Le cherche-bonheur

Michael Zadoorian

10-18

  • Conseillé par
    27 mars 2013

    coup de coeur

    John et Ella sont un couple d'octogénaires. Il est atteint d'Alzheimer, elle souffre d'un cancer et se déplace désormais en déambulateur.

    Prétendre que John est légèrement sénile, c'est comme dire que j'ai un léger cancer.

    Malgré l'avis des médecins et de leurs deux enfants, Ella a décidé de sortir une dernière fois le Cherche-bonheur, ce camping-car qui les a menés sur les routes américaines et de faire la route 66 de bout en bout.

    Quelle femme que cette Ella et quel grand roman que celui-ci! Il regroupe des thèmes qui me sont chers et tant de phrases m'ont paru familières. La peur de vieillir mal (plus que celle de mourir) m'a toujours angoissée. Je crains la dépendance, la mienne et celle des autres. Ella ne la craint pas, elle la refuse tout simplement et elle finit sa vie qui peut paraître ordinaire sur une rébellion. Ce roman nous parle de l'acharnement à vouloir maintenir en vie:

    ...les toubibs aspirent à sauver les gens mais quand on parle d'un individu de quatre-vingt printemps, que reste-t'il à sauver bon sang? A quoi ça rime de la charcuter?

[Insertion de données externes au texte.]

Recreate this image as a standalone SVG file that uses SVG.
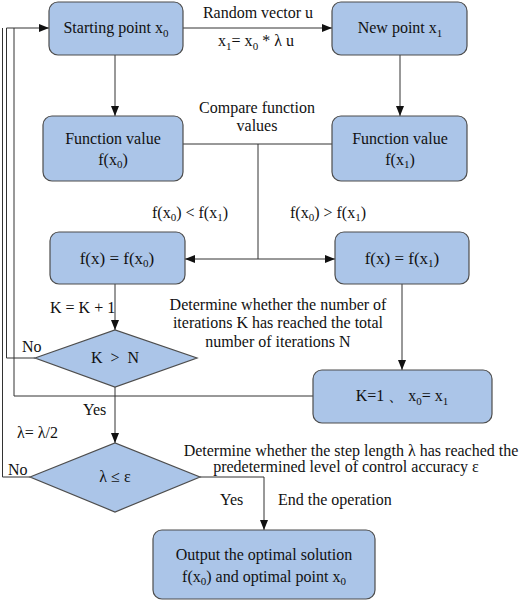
<svg xmlns="http://www.w3.org/2000/svg" width="520" height="601" viewBox="0 0 520 601" font-family="'Liberation Serif', 'Times New Roman', 'DejaVu Serif', serif">
<style>
.box{fill:#abc5e8;stroke:#4d4d4d;stroke-width:1.2}
.ln{fill:none;stroke:#333;stroke-width:1}
text{font-family:'Liberation Serif','Times New Roman','DejaVu Serif',serif;font-size:16px;fill:#111}
.c{text-anchor:middle}
.s{font-size:11px}
.m{font-size:17px}
</style>
<defs>
<marker id="ah" markerWidth="10" markerHeight="8" refX="10" refY="4" orient="auto" markerUnits="userSpaceOnUse">
<path d="M0,0 L10,4 L0,8 Z" fill="#111"/>
</marker>
</defs>
<rect width="520" height="601" fill="#fff"/>
<g id="connectors">
<line class="ln" x1="183" y1="28" x2="332" y2="28" marker-end="url(#ah)"/>
<line class="ln" x1="115" y1="55" x2="115" y2="116" marker-end="url(#ah)"/>
<line class="ln" x1="400" y1="55" x2="400" y2="116" marker-end="url(#ah)"/>
<line class="ln" x1="183" y1="144" x2="332" y2="144"/>
<line class="ln" x1="258" y1="144" x2="258" y2="259"/>
<line class="ln" x1="258" y1="259" x2="185" y2="259" marker-end="url(#ah)"/>
<line class="ln" x1="258" y1="259" x2="335" y2="259" marker-end="url(#ah)"/>
<line class="ln" x1="115" y1="284" x2="115" y2="330" marker-end="url(#ah)"/>
<line class="ln" x1="402" y1="284" x2="402" y2="370" marker-end="url(#ah)"/>
<polyline class="ln" points="35,358 6.5,358 6.5,28 49,28" marker-end="url(#ah)"/>
<polyline class="ln" points="313,396 14,396 14,28"/>
<polyline class="ln" points="30,477 2.5,477 2.5,28"/>
<line class="ln" x1="115" y1="387" x2="115" y2="443" marker-end="url(#ah)"/>
<polyline class="ln" points="200,477 264,477 264,530" marker-end="url(#ah)"/>
</g>
<g id="start">
<rect class="box" x="49" y="2" width="134" height="53" rx="9"/>
<text class="c" x="116" y="33">Starting point x<tspan class="s" dy="4">0</tspan></text>
</g>
<g id="newpoint">
<rect class="box" x="332" y="2" width="135" height="53" rx="9"/>
<text class="c" x="400" y="33">New point x<tspan class="s" dy="4">1</tspan></text>
</g>
<g id="fv0">
<rect class="box" x="43" y="116" width="140" height="65" rx="9"/>
<text class="c" x="113" y="144">Function value</text>
<text class="c" x="113" y="165">f(x<tspan class="s" dy="3">0</tspan><tspan dy="-3">)</tspan></text>
</g>
<g id="fv1">
<rect class="box" x="332" y="116" width="135" height="65" rx="9"/>
<text class="c" x="400" y="144">Function value</text>
<text class="c" x="400" y="165">f(x<tspan class="s" dy="3">1</tspan><tspan dy="-3">)</tspan></text>
</g>
<g id="fx0">
<rect class="box" x="50" y="232" width="135" height="52" rx="9"/>
<text class="c m" x="117" y="264">f(x) = f(x<tspan class="s" dy="3">0</tspan><tspan dy="-3">)</tspan></text>
</g>
<g id="fx1">
<rect class="box" x="335" y="232" width="134" height="52" rx="9"/>
<text class="c m" x="402" y="264">f(x) = f(x<tspan class="s" dy="3">1</tspan><tspan dy="-3">)</tspan></text>
</g>
<g id="kn">
<polygon class="box" points="35,358 115,330 197,358 115,387"/>
<text class="c" x="115" y="363" xml:space="preserve">K  &gt;  N</text>
</g>
<g id="k1">
<rect class="box" x="313" y="370" width="179" height="53" rx="9"/>
<text class="c" x="402" y="401" xml:space="preserve">K=1 、 x<tspan class="s" dy="4">0</tspan><tspan dy="-4">= x</tspan><tspan class="s" dy="4">1</tspan></text>
</g>
<g id="le">
<polygon class="box" points="30,477 115,443 200,477 115,512"/>
<text class="c" x="115" y="482">λ ≤ ε</text>
</g>
<g id="output">
<rect class="box" x="153" y="530" width="222" height="69" rx="9"/>
<text class="c" x="264" y="560">Output the optimal solution</text>
<text class="c" x="264" y="582">f(x<tspan class="s" dy="3">0</tspan><tspan dy="-3">) and optimal point x</tspan><tspan class="s" dy="3">0</tspan></text>
</g>
<g id="labels">
<text class="c" x="258" y="18">Random vector u</text>
<text class="c" x="256" y="46">x<tspan class="s" dy="4">1</tspan><tspan dy="-4">= x</tspan><tspan class="s" dy="4">0</tspan><tspan dy="-4"> * λ u</tspan></text>
<text class="c" x="257" y="113">Compare function</text>
<text class="c" x="257" y="131">values</text>
<text class="c" x="190" y="218">f(x<tspan class="s" dy="3">0</tspan><tspan dy="-3">) &lt; f(x</tspan><tspan class="s" dy="3">1</tspan><tspan dy="-3">)</tspan></text>
<text class="c" x="328" y="218">f(x<tspan class="s" dy="3">0</tspan><tspan dy="-3">) &gt; f(x</tspan><tspan class="s" dy="3">1</tspan><tspan dy="-3">)</tspan></text>
<text x="50" y="313">K = K + 1</text>
<text x="22" y="352">No</text>
<text class="c" x="278" y="310">Determine whether the number of</text>
<text class="c" x="278" y="328">iterations K has reached the total</text>
<text class="c" x="278" y="347">number of iterations N</text>
<text x="83" y="415">Yes</text>
<text x="17" y="438">λ= λ/2</text>
<text x="8" y="475">No</text>
<text class="c" x="351" y="456">Determine whether the step length λ has reached the</text>
<text class="c" x="346" y="472">predetermined level of control accuracy ε</text>
<text x="220" y="505">Yes</text>
<text x="278" y="505">End the operation</text>
</g>
</svg>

    Bien sûr, sur le principe, nous sommes sans doute tous d'accord mais Ella nous montre l'angoisse de ses enfants et on sait bien que nos parents, on a tendance à vouloir partager le plus longtemps possible des moments, mêmes difficiles, avec eux. Ella et John ont été très amis avec un couple dont la femme est morte et dont le mari a fini en maison spécialisée. John a alors fait promettre à sa femme de ne jamais le mettre dans une telle institution. De toutes façons, il avait dit qu'il se suiciderait avant. Mais comment se suicider quand on oublie où est l'arme et que quelques minutes après avoir pensé à un tel projet, on l'oublie même totalement? De moments tragiques, Michael Zadoorian fait des scénettes drôles et tendres et on se surprend à sourire. Quand John prend un jeune couple pour la famille de sa fille, c'est affreux et pourtant, ça devient un bel instant émouvant. Entre Ella, John et leurs enfants, les rôles sont désormais inversés. Ce sont les enfants qui menacent les parents de les dénoncer à la police s'ils n'arrêtent pas leurs bêtises mais de part et d'autre, on sent beaucoup de tendresse. J'ai beaucoup aimé la façon dont Ella parle de son rôle de parent:

    Les parents ont sans cesse l'obligation de démontrer qu'ils sont moins crétins que ce qu'imaginent leurs enfants, même lorsqu'ils sont sortis de l'adolescence.

    Il me restera de ce roman les soirées diapos porteuses de souvenirs,

    Ce soir nous projetons sur sur le flanc de notre camping-car des photos des enfants qui me manquent tant, qui me manquent depuis qu'ils ont quitté la maison il y a de ça plusieurs dizaines d'année (une phrase qui me donne les larmes aux yeux rien qu'à l'écrire)

    ou celle de John promenant toujours le même livre:

    Il doit avoir l'impression de le découvrir à chaque fois. C'est sûr, vu comme ça, nous faisons de grosses économies sur les livres.

    ou encore de John laçant les chaussures de sa femme sans qu'elle ne le lui ai demandé. Me restera surtout longtemps l'image d'une femme qui ne veut pas être séparée de l'homme qu'elle aime alors que la société ne peut lui offrir une autre solution. Il se trouve que l'an dernier, je me suis rendue compte, à travers un exemple concret, que deux personnes qui ont vécu toute leur vie ensemble peuvent être séparées faute de ne pas souffrir du même type de maladie. Ce roman a sans aucun doute touché des cordes très sensibles en moi et j'éprouve la même émotion à finir ce billet que je n'en ai eu à lire cette merveille qui est pour moi, avant tout, une superbe histoire d'amour ordinaire et l'histoire d'une femme qui se rebelle dignement contre notre société en choisissant sa vieillesse. Ceci-dit, ne craignez pas le pathos car il n'y en a pas dans ce roman, il y a de l'amour et une bonne dose d'humour. Et dire que la seule raison pour laquelle ce roman est arrivé entre mes mains, c'est parce que je l'ai échangé en vacances à l'hôtel où nous logions.